SEO stands for search engine optimization. Search engine optimization refers to the process of procuring increased organic (non-paid) traffic to your webpage from major search engines such as Google, Bing and Yahoo!
The more effort is put into optimizing a webpage for search engines, the more likely that webpage is to rank among the first page of search results for a particular set of search terms. For digital marketing companies, this is the end goal — a high-ranking, authoritative webpage that brings in traffic from all corners of the internet, whether consumers are searching from their homes in Utah or European coffee shops.
So How Does SEO Work, Exactly?
Let’s start with search engines. Search engines have two major functions: crawling the internet for information and indexing said information, and providing search users with the most relevant webpages according to their chosen search terms.
Search engine crawlers (or “spiders”) accomplish this by first gathering a backlog of information on the world’s websites. Search engine crawlers will take into account a site’s written content, overall site organization, URL structure, site elements, ALT attributes, rich media and more. All of this information helps search engines better understand what a webpage is about.
Search engine crawlers also gather information by way of links; if a number of webpages related to a particular topic all link to one external webpage that’s related, the webpage that is the destination of those links is determined to be the most authoritative of them all — and therefore the most likely to show up on the search results for that topic.
Say for example someone performs a search for “restaurants in Utah,” the search engine crawlers would go through millions of webpages and mazes of links related to “restaurants” and “Utah” until they come up with the most relevant and authoritative results for that search query. Getting your webpage into one of those top results is the purpose of SEO.
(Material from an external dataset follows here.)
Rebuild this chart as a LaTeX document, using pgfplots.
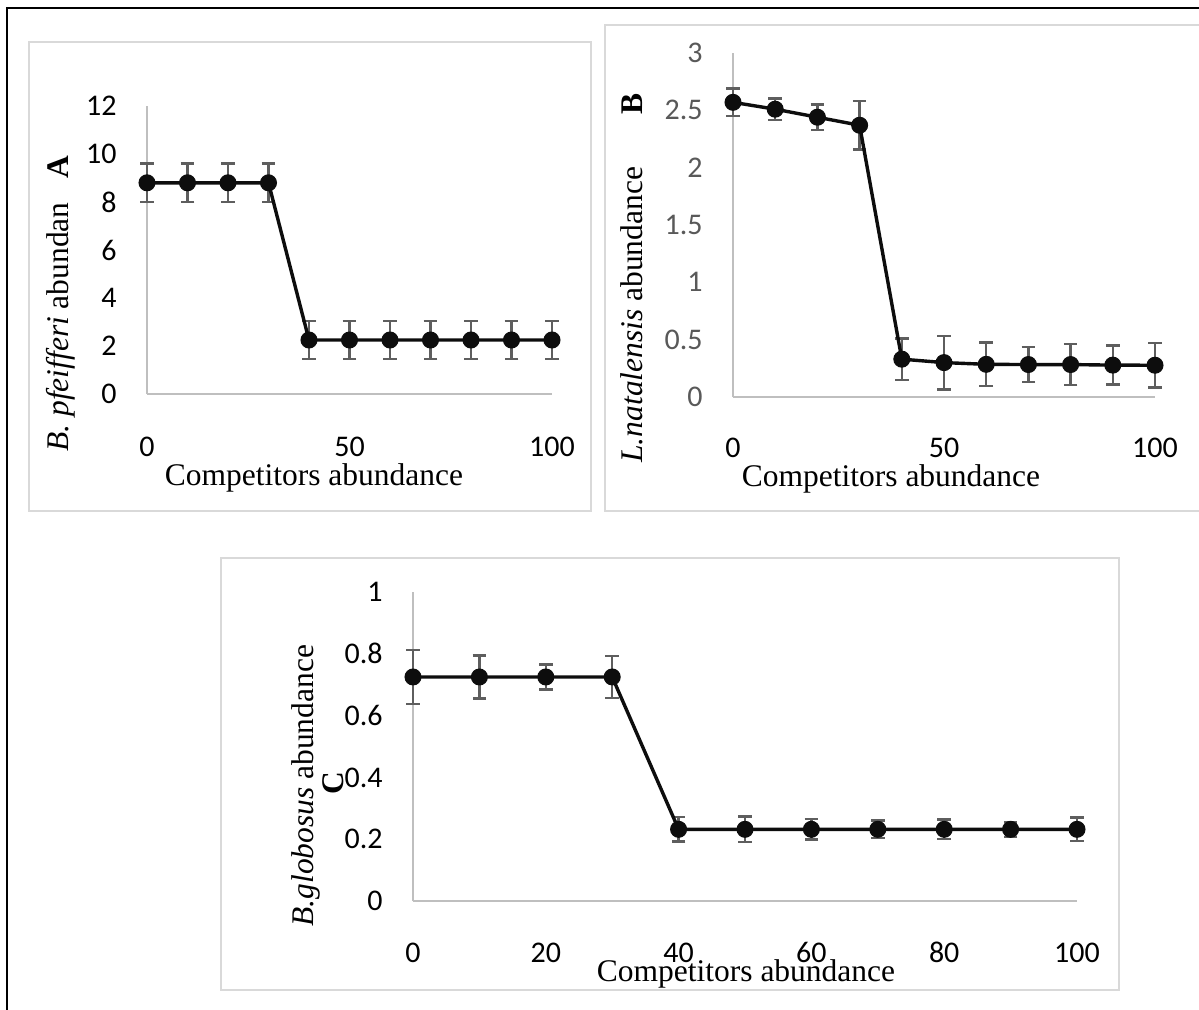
\documentclass[border=0pt]{standalone}
\usepackage{fontspec}
\setmainfont{Liberation Serif}
\newfontfamily\carlito{Carlito}
\usepackage{pgfplots}
\usepackage{pgfplotstable}
\pgfplotsset{compat=1.18}
\definecolor{boxgray}{HTML}{D9D9D9}
\definecolor{axgray}{HTML}{BFBFBF}
\definecolor{errgray}{HTML}{5E5E5E}
\definecolor{tickgray}{HTML}{595959}
\definecolor{lineblk}{HTML}{0D0D0D}
\newcommand\tickfont{\carlito\fontsize{15}{17}\selectfont}
\newcommand\labfont{\fontsize{15.75}{19}\selectfont}

\pgfplotstableread{
x y e
0 8.8 0.8
10 8.8 0.8
20 8.8 0.8
30 8.8 0.8
40 2.25 0.8
50 2.25 0.8
60 2.25 0.8
70 2.25 0.8
80 2.25 0.8
90 2.25 0.8
100 2.25 0.8
}\dataA
\pgfplotstableread{
x y e
0 2.57 0.12
10 2.51 0.095
20 2.44 0.11
30 2.37 0.21
40 0.33 0.18
50 0.30 0.233
60 0.285 0.19
70 0.283 0.153
80 0.283 0.18
90 0.278 0.17
100 0.277 0.195
}\dataB
\pgfplotstableread{
x y e
0 0.725 0.087
10 0.725 0.07
20 0.725 0.04
30 0.725 0.068
40 0.232 0.04
50 0.232 0.042
60 0.232 0.033
70 0.232 0.029
80 0.232 0.032
90 0.232 0.024
100 0.232 0.038
}\dataC

\pgfplotsset{
  panel/.style={
    scale only axis, clip=false, anchor=south west,
    axis x line*=bottom, axis y line*=left,
    axis line style={draw=axgray, line width=0.65pt, -},
    major tick length=0pt,
    xmin=0, xmax=100,
    tick label style={font=\tickfont},
    xticklabel style={anchor=base, inner sep=0pt},
    yticklabel style={anchor=east, inner sep=0pt, xshift=-15pt},
    /pgf/number format/assume math mode=true,
  },
  errplot/.style={forget plot, only marks, mark=none,
    error bars/.cd, y dir=both, y explicit,
    error bar style={draw=errgray, line width=1.2pt},
    error mark options={rotate=90, mark size=3.4pt, line width=1.2pt, draw=errgray}},
  lineplot/.style={color=lineblk, line width=1.7pt, mark=*, mark size=4pt,
    mark options={fill=lineblk, draw=lineblk, line width=0.5pt}},
}

\begin{document}
\begin{tikzpicture}[x=0.5pt,y=0.5pt]
\useasboundingbox (0,0) rectangle (1199,1009);
\fill[white] (0,0) rectangle (1199,1009);
% outer frame
\draw[black, line width=1.4pt] (7,-10) -- (7,1001) -- (1210,1001);
% panel boxes
\draw[boxgray, line width=1pt] (29,498) rectangle (591,967);
\draw[boxgray, line width=1pt] (1210,984) -- (605,984) -- (605,498) -- (1210,498);
\draw[boxgray, line width=1pt] (221,19) rectangle (1119,451);

% Panel A
\begin{axis}[panel, at={(73.5pt,307.5pt)}, width=202.5pt, height=144pt,
  ymin=0, ymax=12, xtick={0,50,100}, ytick={0,2,4,6,8,10,12},
  xticklabel style={yshift=-31pt}]
\addplot[errplot] table[x=x,y=y,y error=e] {\dataA};
\addplot[lineplot] table[x=x,y=y] {\dataA};
\end{axis}

% Panel B
\begin{axis}[panel, at={(366.5pt,306pt)}, width=211pt, height=172pt,
  ymin=0, ymax=3, xtick={0,50,100}, ytick={0,0.5,1,1.5,2,2.5,3},
  yticklabels={0,0.5,1,1.5,2,2.5,3},
  yticklabel style={text=tickgray},
  xticklabel style={yshift=-30pt}]
\addplot[errplot] table[x=x,y=y,y error=e] {\dataB};
\addplot[lineplot] table[x=x,y=y] {\dataB};
\end{axis}

% Panel C
\begin{axis}[panel, at={(206.5pt,54pt)}, width=332pt, height=154.5pt,
  ymin=0, ymax=1, xtick={0,20,40,60,80,100}, ytick={0,0.2,0.4,0.6,0.8,1},
  yticklabels={0,0.2,0.4,0.6,0.8,1},
  xticklabel style={yshift=-30.5pt}]
\addplot[errplot] table[x=x,y=y,y error=e] {\dataC};
\addplot[lineplot] table[x=x,y=y] {\dataC};
\end{axis}

% axis titles
\node[anchor=base, inner sep=0pt, font=\labfont] at (314,524) {Competitors abundance};
\node[anchor=base, inner sep=0pt, font=\labfont] at (891,523) {Competitors abundance};
\node[anchor=base, inner sep=0pt, font=\labfont] at (746,28) {Competitors abundance};

% y labels
\node[anchor=base west, rotate=90, inner sep=0pt, font=\labfont] at (68,557) {\textit{B. pfeifferi} abundan};
\node[anchor=base, rotate=90, inner sep=0pt, font=\labfont\bfseries] at (68,842) {A};
\node[anchor=base west, rotate=90, inner sep=0pt, font=\labfont] at (642,546) {\textit{L.natalensis} abundance};
\node[anchor=base, rotate=90, inner sep=0pt, font=\labfont\bfseries] at (642,905) {B};
\node[anchor=base west, rotate=90, inner sep=0pt, font=\labfont] at (313,82) {\textit{B.globosus} abundance};
\node[anchor=base, rotate=90, inner sep=0pt, font=\labfont\bfseries] at (343,226) {C};
\end{tikzpicture}
\end{document}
SEO Is for Humans and Search Engines Alike
Despite its name, SEO isn’t only important for search engines. Often, optimizing a webpage for search engines and optimizing a webpage for human visitors are one and the same.
A well-optimized webpage will do one of three things: provide a transaction, such as purchasing a particular product, provide information, such as the best restaurants in Utah, or simply exist as a destination to which people are trying to navigate. Not only that, a webpage that employs good SEO will accomplish one of these three things well, making the experience as smooth as possible for the consumer.
In the end, the webpage that accomplishes the searcher’s goal in the best and most efficient way will be the webpage that sits on the iron throne of the search rankings.